**Given problem:**
The lines from the beginning of the records below through the one holding "const censNoValor = [1, 1, 1, 1, 1];" are to be copied exactly; leave the pictures out.

**Material for this task:**
»»

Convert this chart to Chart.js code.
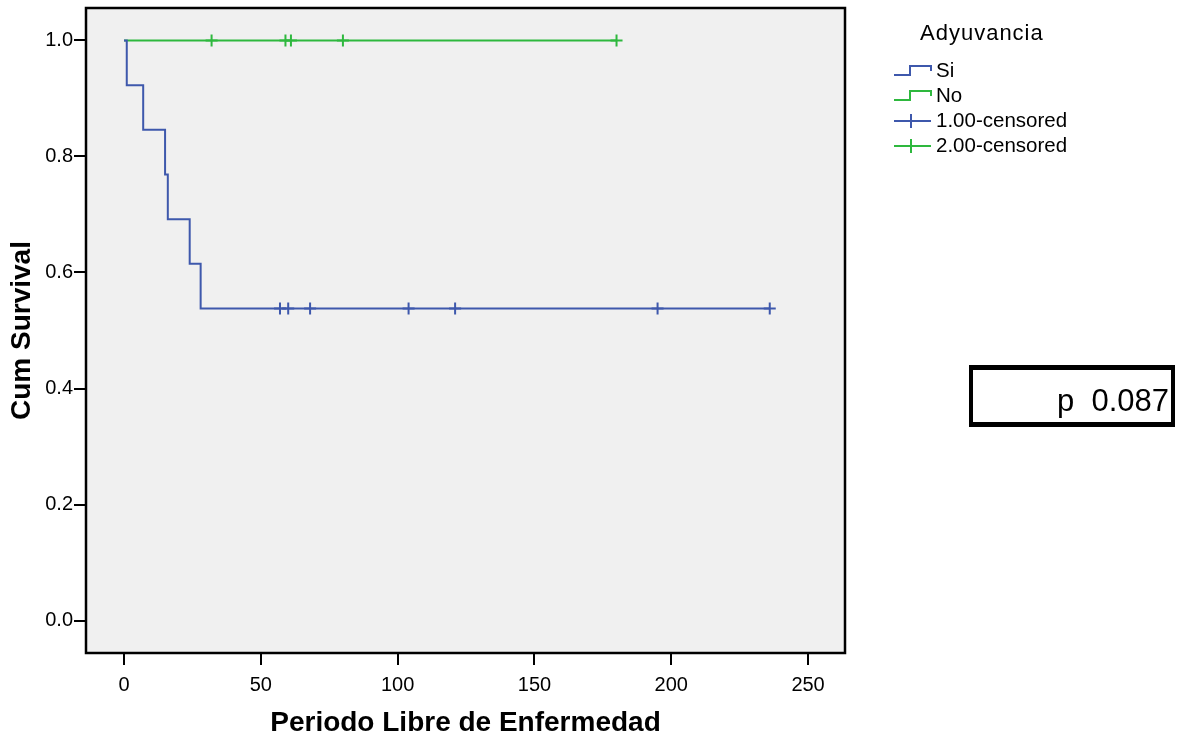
<!DOCTYPE html>
<html>
<head>
<meta charset="utf-8">
<script src="https://cdn.jsdelivr.net/npm/chart.js@4.4.1/dist/chart.umd.min.js"></script>
<style>
    body { margin: 0; background: #fff; }
    #grafico { display: block; }
</style>
</head>
<body>
<canvas id="grafico" width="1178" height="740"></canvas>
<script>
// datos (Kaplan-Meier)
const tiempoSi = [0, 1, 7, 15, 16, 24, 28, 236];
const supervSi = [1, 0.923, 0.846, 0.769, 0.692, 0.615, 0.538, 0.538];
const tiempoNo = [0, 180];
const supervNo = [1, 1];

const censSiTiempo = [57, 60, 68, 104, 121, 195, 236];
const censSiValor = [0.538, 0.538, 0.538, 0.538, 0.538, 0.538, 0.538];
const censNoTiempo = [32, 59, 61, 80, 180];
const censNoValor = [1, 1, 1, 1, 1];

const xTicks = [0, 50, 100, 150, 200, 250];
const yTicks = [0, 0.2, 0.4, 0.6, 0.8, 1.0];

const leyendaTitulo = 'Adyuvancia';
const leyendaEtiquetas = ['Si', 'No', '1.00-censored', '2.00-censored'];
const textoP = 'p  0.087';

const azul = 'rgb(62, 88, 172)';
const verde = 'rgb(46, 184, 62)';
const fuente = "'Liberation Sans', Arial, sans-serif";

function puntos(xs, ys) {
    return xs.map(function (x, i) { return { x: x, y: ys[i] }; });
}

const marcoPlugin = {
    id: 'marco',
    beforeDraw(chart) {
        const { ctx, chartArea: a } = chart;
        ctx.save();
        ctx.fillStyle = '#f0f0f0';
        ctx.fillRect(a.left, a.top, a.right - a.left, a.bottom - a.top);
        ctx.restore();
    },
    afterDraw(chart) {
        const { ctx, chartArea: a } = chart;
        ctx.save();
        // marco del area
        ctx.strokeStyle = '#000';
        ctx.lineWidth = 2.5;
        ctx.strokeRect(a.left, a.top, a.right - a.left, a.bottom - a.top);

        // leyenda
        ctx.fillStyle = '#000';
        ctx.textBaseline = 'middle';
        ctx.textAlign = 'left';
        ctx.font = '22px ' + fuente;
        ctx.letterSpacing = '1px';
        ctx.fillText(leyendaTitulo, 920, 34);
        ctx.letterSpacing = '0px';

        const colores = [azul, verde, azul, verde];
        const filas = [71, 96, 121, 146];
        ctx.font = '20.5px ' + fuente;
        leyendaEtiquetas.forEach(function (txt, i) {
            const y = filas[i];
            ctx.strokeStyle = colores[i];
            ctx.lineWidth = 2;
            ctx.beginPath();
            if (i < 2) {
                ctx.moveTo(894, y + 4);
                ctx.lineTo(910, y + 4);
                ctx.lineTo(910, y - 5);
                ctx.lineTo(931, y - 5);
                ctx.lineTo(931, y);
            } else {
                ctx.moveTo(894, y);
                ctx.lineTo(931, y);
                ctx.moveTo(911, y - 7);
                ctx.lineTo(911, y + 7);
            }
            ctx.stroke();
            ctx.fillStyle = '#000';
            ctx.fillText(txt, 936, y);
        });

        // caja del valor p
        ctx.fillStyle = '#fff';
        ctx.fillRect(969, 365, 206, 62);
        ctx.fillStyle = '#000';
        ctx.fillRect(969, 365, 206, 5);
        ctx.fillRect(969, 422, 206, 5);
        ctx.fillRect(969, 365, 4, 62);
        ctx.fillRect(1171, 365, 4, 62);
        ctx.font = '31px ' + fuente;
        ctx.textAlign = 'right';
        ctx.textBaseline = 'alphabetic';
        ctx.fillText(textoP, 1169, 411);
        ctx.restore();
    }
};

const config = {
    type: 'line',
    data: {
        datasets: [
            {
                label: 'Si',
                data: puntos(tiempoSi, supervSi),
                borderColor: azul,
                borderWidth: 2,
                stepped: 'before',
                pointRadius: 0,
                fill: false
            },
            {
                label: 'No',
                data: puntos(tiempoNo, supervNo),
                borderColor: verde,
                borderWidth: 2,
                stepped: 'before',
                pointRadius: 0,
                fill: false
            },
            {
                label: '1.00-censored',
                data: puntos(censSiTiempo, censSiValor),
                showLine: false,
                pointStyle: 'cross',
                pointRadius: 6,
                borderColor: azul,
                borderWidth: 2
            },
            {
                label: '2.00-censored',
                data: puntos(censNoTiempo, censNoValor),
                showLine: false,
                pointStyle: 'cross',
                pointRadius: 6,
                borderColor: verde,
                borderWidth: 2
            }
        ]
    },
    options: {
        responsive: false,
        animation: false,
        layout: { padding: { top: 6, right: 333, left: 0, bottom: 0 } },
        plugins: {
            legend: { display: false },
            tooltip: { enabled: false }
        },
        scales: {
            x: {
                type: 'linear',
                min: -13.9,
                max: 263.5,
                afterFit: function (scale) {
                    scale.height = 87;
                    scale.paddingLeft = 0;
                    scale.paddingRight = 0;
                },
                afterBuildTicks: function (scale) {
                    scale.ticks = xTicks.map(function (v) { return { value: v }; });
                },
                border: { display: false },
                grid: {
                    drawOnChartArea: false,
                    drawTicks: true,
                    tickLength: 12,
                    color: '#000',
                    lineWidth: 2
                },
                ticks: {
                    color: '#000',
                    padding: 8,
                    maxRotation: 0,
                    font: { family: fuente, size: 20 },
                    callback: function (v) { return String(v); }
                },
                title: {
                    display: true,
                    text: 'Periodo Libre de Enfermedad',
                    color: '#000',
                    font: { family: fuente, size: 28, weight: 'bold' },
                    padding: { top: 0, bottom: 0 }
                }
            },
            y: {
                type: 'linear',
                min: -0.056,
                max: 1.056,
                afterFit: function (scale) {
                    scale.width = 86;
                    scale.paddingTop = 0;
                    scale.paddingBottom = 0;
                },
                afterBuildTicks: function (scale) {
                    scale.ticks = yTicks.map(function (v) { return { value: v }; });
                },
                border: { display: false },
                grid: {
                    drawOnChartArea: false,
                    drawTicks: true,
                    tickLength: 12,
                    color: '#000',
                    lineWidth: 2
                },
                ticks: {
                    color: '#000',
                    padding: 1,
                    font: { family: fuente, size: 20 },
                    callback: function (v) { return Number(v).toFixed(1); }
                },
                title: {
                    display: true,
                    text: 'Cum Survival',
                    color: '#000',
                    font: { family: fuente, size: 28, weight: 'bold' },
                    padding: { top: 5, bottom: 0 }
                }
            }
        }
    },
    plugins: [marcoPlugin]
};

new Chart(document.getElementById('grafico'), config);
</script>
</body>
</html>
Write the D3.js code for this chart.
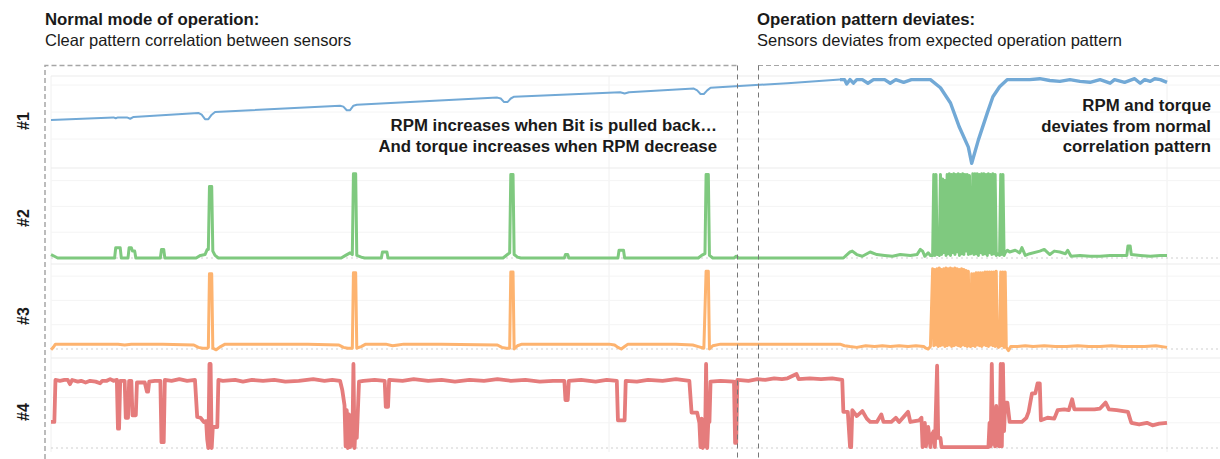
<!DOCTYPE html>
<html>
<head>
<meta charset="utf-8">
<script src="https://cdn.jsdelivr.net/npm/d3@7"></script>
<style>
body { margin: 0; background: #fff; }
text { font-family: "Liberation Sans", Arial, sans-serif; fill: #1a1a1a; }
</style>
</head>
<body>
<div id="chart"></div>
<script>
// sample index (0..1000) and value in % of each sensor's own range
var sensor1 = [[0,51],[56,54],[58,53],[60,54],[68,54],[71,52.5],[74,54.5],[132,59],[135,57],[138,52],[141,52],[144,57],[147,60],
  [259,67],[262,66],[265,62],[268,62],[271,67],[274,68],[400,76],[403,75],[406,71],[409,71],[412,75],[415,77],
  [510,82],[514,80.5],[518,82],[576,86],[579,84],[582,80],[585,80],[588,84],[591,87],[660,92],[707,96],
  [711,96],[713,91],[716,96],[719,92],[722,96],[727,96],[732,92],[737,96],[747,96],[752,92],[757,96],[764,93],[771,96],[779,96],
  [788,96],[797,87],[806,70],[814,43],[822,21],[825,3],[831,29],[839,59],[844,77],[850,88],[857,96],
  [877,96],[886,97],[895,95],[904,94],[913,96],[922,94],[931,93],[940,96],[949,92],[953,96],[962,93],[971,97],[976,92],
  [980,96],[985,94],[989,97],[994,96],[1000,93]];

var sensor2 = [[0,4],[3,2],[6,0],[57,0],[58,12],[62,12],[63,0],[69,0],[70,12],[72,12],[73,8],[75,8],[76,0],[98,0],[99,10],[101,10],[102,0],
  [130,0],[134,3],[138,4],[140,10],[141,10],[142,83],[144,83],[145,8],[147,3],[150,0],
  [260,0],[264,3],[268,6],[270,4],[271,98],[273,98],[274,3],[278,1],[281,0],[296,0],[297,7],[301,7],[302,0],
  [405,0],[409,4],[411,6],[412,97],[414,97],[415,4],[418,1],[421,0],[460,0],[461,4],[463,4],[464,0],[508,0],[509,9],[513,9],[514,0],
  [580,0],[583,3],[586,5],[587,97],[589,97],[590,3],[593,0],[612,0],[614,2],[616,0],
  [710,0],[716,7],[718,8],[722,4],[727,2],[734,7],[740,4],[747,3],[754,2],[761,4],[770,3],[776,4],[779,10],[781,8],[783,2],[786,6],[788,3],
  [790,3],[791,97],[792,3],[793,97],[794,4],[795,5],[796,3],[797,97],[798,4],[799,92],[800,6],[801,90],[802,3],[803,97],[804,5],[805,98],
  [806,3],[807,97],[808,6],[809,98],[810,4],[811,97],[812,7],[813,98],[814,3],[815,97],[816,5],[817,98],[818,4],[819,97],[820,8],[821,97],
  [822,4],[823,96],[824,5],[825,6],[826,98],[827,4],[828,98],[829,5],[830,98],[831,3],[832,97],[833,6],[834,98],[835,4],[836,98],[837,5],
  [838,97],[839,3],[840,98],[841,6],[842,97],[843,4],[844,98],[845,5],[846,97],[847,3],[848,5],[849,4],[850,3],[851,97],[852,4],[853,97],
  [854,3],[855,6],
  [857,9],[859,7],[864,9],[868,6],[870,12],[873,3],[877,5],[886,8],[890,10],[895,4],[899,8],[904,7],[909,5],[911,9],[914,2],
  [922,3],[931,2],[940,2],[949,3],[958,3],[964,3],[965,14],[967,14],[968,4],[976,3],[985,2],[994,3],[1000,3]];

var sensor3 = [[0,-1],[2,2],[4,6],[60,6],[66,5],[72,6],[100,6],[128,5],[132,2],[136,1],[140,1],[141,2],[142,93],[144,93],[145,1],[148,-1],
  [152,3],[156,6],[200,6],[230,6],[258,5],[262,2],[266,1],[270,1],[271,94],[273,94],[274,1],[278,3],[282,6],[300,6],[306,4],[311,5],[316,6],
  [350,6],[400,5],[404,2],[408,1],[411,1],[412,95],[414,95],[415,0],[418,4],[422,6],[450,6],[500,6],[505,5],[508,2],[511,0],[514,3],[517,6],
  [560,6],[575,5],[580,3],[585,1],[587,96],[589,96],[590,0],[593,4],[600,6],[650,6],[707,6],[711,4],[716,3],[722,2],[730,4],[738,3],
  [745,4],[752,3],[760,4],[768,3],[775,4],[782,3],[784,1],[786,0],[788,3],
  [790,99],[791,4],[792,98],[793,5],[794,99],[795,3],[796,100],[797,4],[798,98],[799,5],[800,99],[801,3],[802,100],[803,4],[804,99],
  [805,5],[806,100],[807,3],[808,99],[809,4],[810,100],[811,5],[812,99],[813,4],[814,98],[815,3],[816,99],[817,5],[818,98],[819,4],
  [820,97],[821,3],[822,96],[823,4],[824,3],[825,93],[826,4],[827,93],[828,3],[829,94],[830,5],[831,94],[832,4],[833,94],[834,3],
  [835,94],[836,5],[837,95],[838,4],[839,95],[840,3],[841,95],[842,5],[843,95],[844,4],[845,95],[846,3],[847,96],[848,4],[849,2],
  [850,3],[851,95],[852,4],[853,95],[854,2],[855,95],
  [856,2],[858,-2],[860,3],[866,3],[873,4],[880,3],[890,4],[900,3],[910,3],[920,4],[930,3],[940,3],[950,4],[960,3],[970,3],[980,3],
  [990,4],[1000,2]];

var sensor4 = [[0,31],[3,31],[4,81],[8,80],[12,81],[15,81],[17,76],[19,81],[24,79],[27,80],[31,78],[35,80],[40,79],[44,77],[46,80],
  [50,80],[53,82],[56,80],[59,81],[60,23],[61,23],[62,80],
  [66,80],[67,36],[69,36],[70,80],[72,80],[73,39],[76,39],[77,78],[84,78],[86,67],[87,67],[88,79],[93,80],[98,80],[99,7],[101,7],[102,81],
  [108,80],[115,82],[122,80],
  [129,81],[131,37],[134,36],[137,31],[139,32],[140,10],[141,0],[142,100],[143,100],[144,0],[145,25],[149,25],[150,81],[154,80],
  [165,81],[172,79],[180,81],[190,80],[200,81],[210,79],[222,80],[235,82],[245,80],[252,81],
  [259,80],[261,69],[263,51],[264,2],[265,45],[266,0],[267,40],[268,1],[269,38],[270,3],[271,100],[272,0],[273,30],[274,12],
  [275,45],[276,79],[280,80],[290,81],[299,80],[300,49],[302,49],[303,81],[315,80],[325,82],[338,80],[350,81],[362,79],[375,81],
  [388,80],[400,82],[412,80],[425,81],[438,79],[450,80],[460,80],[461,57],[463,57],[464,80],[475,81],[488,79],[498,81],
  [507,80],[508,33],[514,33],[515,80],[525,79],[535,81],[548,80],[560,82],[572,80],
  [574,42],[579,42],[581,30],[582,1],[583,35],[584,0],[585,30],[586,2],[587,100],[588,0],
  [589,32],[590,31],[591,79],[600,80],[612,79],[613,6],[614,6],[615,81],[625,80],[633,82],[640,81],[648,83],[655,82],[660,83],
  [668,88],[670,82],[680,83],[690,82],[700,83],[709,81],
  [710,43],[714,43],[716,1],[717,1],[718,45],[722,38],[727,44],[731,35],[734,31],[740,31],[744,40],[746,31],[753,31],[757,36],[760,31],
  [768,43],[770,31],[778,33],[780,36],[781,1],[783,30],[784,2],[786,25],[788,1],[789,15],[791,20],[792,1],[794,98],[795,12],[797,12],[798,1],
  [840,1],[841,30],[842,2],[843,100],[844,5],[845,45],[846,2],[847,50],[848,3],[849,40],[850,2],[851,100],[852,2],[853,100],[854,20],
  [855,54],[857,54],[859,31],[866,31],[870,31],[874,36],[876,43],[879,65],[882,65],[884,77],[886,77],[887,33],[893,36],[899,35],
  [902,45],[908,46],[912,45],[915,58],[917,46],[925,46],[935,46],[940,47],[945,54],[948,46],[955,45],[965,43],[968,30],[975,28],
  [982,30],[987,27],[993,29],[1000,30]];

var sensorNames = ["#1", "#2", "#3", "#4"];
var sensorColors = ["#72a9d6", "#7fc97f", "#fdb36f", "#e57c7c"];
var xTicks = [0, 500, 1000];
var yTicks = [0, 30, 60, 90];
var headerLeft = ["Normal mode of operation:", "Clear pattern correlation between sensors"];
var headerRight = ["Operation pattern deviates:", "Sensors deviates from expected operation pattern"];
var noteLeft = ["RPM increases when Bit is pulled back\u2026", "And torque increases when RPM decrease"];
var noteRight = ["RPM and torque", "deviates from normal", "correlation pattern"];

var width = 1220, height = 459;
var series = [sensor1, sensor2, sensor3, sensor4];
// pixel rows of each strip: value 0 at base, 100 at top
var panels = [
  { top: 76, base: 166, label: 121, sep: 76 },
  { top: 172, base: 258, label: 218, sep: 168 },
  { top: 268, base: 349, label: 316, sep: 264 },
  { top: 364, base: 448, label: 412, sep: 358 }
];
var strokes = [2, 3, 3, 3.8];

var svg = d3.select("#chart").append("svg")
  .attr("width", width)
  .attr("height", height);

var x = d3.scaleLinear().domain([0, 1000]).range([51, 1167]);

// vertical grid
svg.append("g").selectAll("line").data(xTicks).enter().append("line")
  .attr("x1", function (d) { return x(d); })
  .attr("x2", function (d) { return x(d); })
  .attr("y1", 76).attr("y2", 452)
  .attr("stroke", "#f0f0f0").attr("stroke-width", 1);

panels.forEach(function (p, i) {
  var y = d3.scaleLinear().domain([0, 100]).range([p.base, p.top]);
  var g = svg.append("g").attr("class", "panel");

  g.selectAll("line.grid").data(yTicks.slice(1)).enter().append("line")
    .attr("class", "grid")
    .attr("x1", x(0)).attr("x2", width)
    .attr("y1", function (d) { return y(d); })
    .attr("y2", function (d) { return y(d); })
    .attr("stroke", "#f4f4f4");

  g.append("line")
    .attr("x1", x(0)).attr("x2", width)
    .attr("y1", p.sep).attr("y2", p.sep)
    .attr("stroke", "#ebebeb");

  if (i > 0) {
    g.append("line")
      .attr("x1", x(0)).attr("x2", width)
      .attr("y1", y(0)).attr("y2", y(0))
      .attr("stroke", "#cfcfcf")
      .attr("stroke-dasharray", "2,3");
  }

  var line = d3.line()
    .x(function (d) { return x(d[0]); })
    .y(function (d) { return y(d[1]); });

  if (i == 0) {
    g.append("path")
      .datum(series[i].filter(function (d) { return d[0] <= 707; }))
      .attr("d", line)
      .attr("fill", "none").attr("stroke", sensorColors[i])
      .attr("stroke-width", 2).attr("stroke-linejoin", "round");
    g.append("path")
      .datum(series[i].filter(function (d) { return d[0] >= 707; }))
      .attr("d", line)
      .attr("fill", "none").attr("stroke", sensorColors[i])
      .attr("stroke-width", 3.4).attr("stroke-linejoin", "round");
  } else {
    g.append("path")
      .datum(series[i])
      .attr("d", line)
      .attr("fill", "none").attr("stroke", sensorColors[i])
      .attr("stroke-width", strokes[i]).attr("stroke-linejoin", "round");
  }

  svg.append("text")
    .attr("transform", "translate(23," + p.label + ") rotate(-90)")
    .attr("text-anchor", "middle")
    .attr("dominant-baseline", "central")
    .style("font-size", "16px").style("font-weight", "bold")
    .text(sensorNames[i]);
});

// dashed frames around both phases
var frames = svg.append("g").attr("fill", "none");
frames.append("path")
  .attr("d", "M45,459 L45,65.5 L737,65.5")
  .attr("stroke", "#a6a6a6").attr("stroke-width", 1.5).attr("stroke-dasharray", "5,3");
frames.append("path")
  .attr("d", "M758,65.5 L1220,65.5")
  .attr("stroke", "#a6a6a6").attr("stroke-width", 1.2).attr("stroke-dasharray", "5,3");
frames.append("line")
  .attr("x1", 737.5).attr("x2", 737.5).attr("y1", 65.5).attr("y2", 459)
  .attr("stroke", "#777").attr("stroke-width", 1).attr("stroke-dasharray", "5,4");
frames.append("line")
  .attr("x1", 758.5).attr("x2", 758.5).attr("y1", 65.5).attr("y2", 459)
  .attr("stroke", "#777").attr("stroke-width", 1).attr("stroke-dasharray", "5,4");

function header(lines, px) {
  svg.append("text").attr("x", px).attr("y", 25)
    .style("font-size", "16.8px").style("font-weight", "bold")
    .text(lines[0]);
  svg.append("text").attr("x", px).attr("y", 46)
    .style("font-size", "16.5px")
    .text(lines[1]);
}
header(headerLeft, 45);
header(headerRight, 757);

svg.append("g").selectAll("text").data(noteLeft).enter().append("text")
  .attr("x", 717).attr("y", function (d, i) { return 131 + i * 20.5; })
  .attr("text-anchor", "end")
  .style("font-size", "16.8px").style("font-weight", "bold")
  .text(function (d) { return d; });

svg.append("g").selectAll("text").data(noteRight).enter().append("text")
  .attr("x", 1211).attr("y", function (d, i) { return 111 + i * 20.5; })
  .attr("text-anchor", "end")
  .style("font-size", "16.8px").style("font-weight", "bold")
  .text(function (d) { return d; });
</script>
</body>
</html>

««

**Written reply:**
Convert this chart to Chart.js code.
<!DOCTYPE html>
<html>
<head>
<meta charset="utf-8">
<script src="https://cdn.jsdelivr.net/npm/chart.js@4.4.1/dist/chart.umd.min.js"></script>
<style>
    body { margin: 0; background: #fff; }
    #grafico { display: block; }
</style>
</head>
<body>
<canvas id="grafico" width="1178" height="740"></canvas>
<script>
// datos (Kaplan-Meier)
const tiempoSi = [0, 1, 7, 15, 16, 24, 28, 236];
const supervSi = [1, 0.923, 0.846, 0.769, 0.692, 0.615, 0.538, 0.538];
const tiempoNo = [0, 180];
const supervNo = [1, 1];

const censSiTiempo = [57, 60, 68, 104, 121, 195, 236];
const censSiValor = [0.538, 0.538, 0.538, 0.538, 0.538, 0.538, 0.538];
const censNoTiempo = [32, 59, 61, 80, 180];
const censNoValor = [1, 1, 1, 1, 1];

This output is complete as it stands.